The paint on this foot has been drying since last Sunday in the garage with other parts and today I put all the pieces together for assembly. So I'll show how I put this together. Here is inside the center foot shell with the bend steel plate screwed on. I already fastened the center ankle before I attached the side plates and half moon details.
This is the lower steel plate. I drilled and taped 8 1/4-20 holes. I used grade 8 bolts in the outer area. On the inner area I don't have much room so I used steel hex head since they are close to the other holes. I even grinded them down so it all fits very, very tight.
This is the other side of the plate. Since my 2.5 inch casters are only 5/8 of an inch off the ground I changed the 8 bolts to be 1/4-20 by 1 inch in length. Then added  steel 1/2 inch spaces (not pictured) so the casters should clear 1.2 inchs off the ground matching the height of the JAG drive system.

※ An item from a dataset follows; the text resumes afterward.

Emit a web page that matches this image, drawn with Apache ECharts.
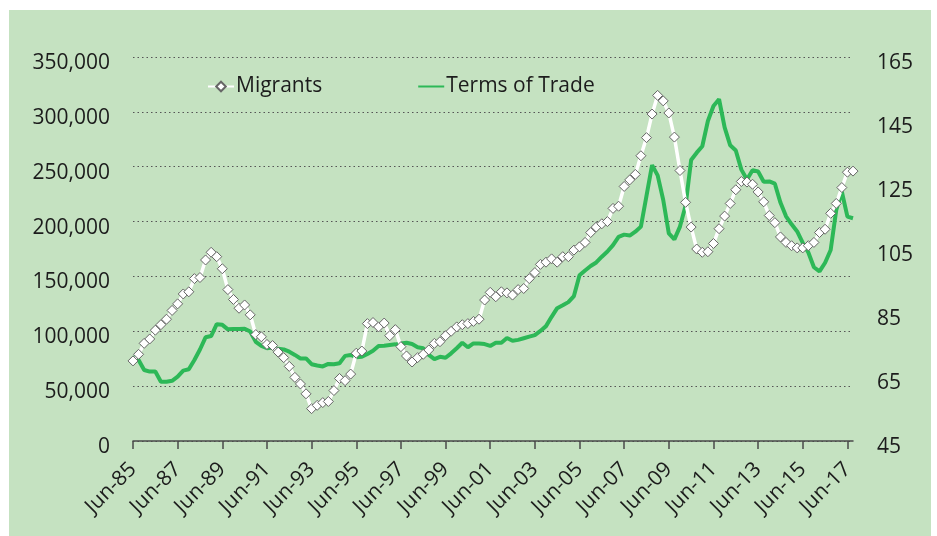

Now that lower steel plate is screwed on. Note how those inner bolts nearly touch the screws. Next time I do this I'm going to make sure no predrilled holes are on these steel plates. That way I can use whatever casters I wish and not have to deal with holes I'm forced to use. I made the best of it and this foot seems pretty solid.
The casters are now bolted on to the steel plate. I didn't use any loctite yet and want to do some testing later to see how this all works out. I can take all of it apart in a few minutes if I need to do other things later. I filed down the footshell just enough so the casters can rotate. PROTIP: Don't file down while casters are in place. Also blow out all the shavings you filed down or later they'll find there way to the grease on your casters. Then you'll have shavings in the bearings screw up how they spin. Ask me how I know!
There is maybe 1/8 and no more clearance between the casters and the footshell. I feel happy to have this done and feel like some real light at the end of the tunnel is coming. When I started this project I couldn't see why it takes years to make just 1 droid. Now I understand. There is a hell of a lot of manual labor and work. Even if you buy some premade aluminum parts there's lots of stuff you have to do.
Nice! Here is a side view of the foot before I install it and it gets weathered. All I'm missing is the cylinders that attach to the center ankle. I have no idea how you get small hands to screw those on anyway.
Here is a front view of a nicely made center foot. Eventually I hope to upgrade R5 to steel feet. These are aluminum foot shells. One day on this blog I'll be painting these black and R2-Q5 will have these instead. But for now its cool enuff for my main tank droid with the Comm8A frame.
I didn't measure how high the foot is off the ground now but I'd guess its about an inch. I was hoping to get more done today besides this. I wanted to tap some holes on Q5 and cut some styrene skins that will go on Q5 and later be painted black. Thats alot of careful razor blade cutting I need to do. I only have a few days left then some foot drives will arrive and I'm back to work on R5. There is alway something to do on one of these droids. There is a ton of work to do in the next 2-3 months until 2 major Cons take place.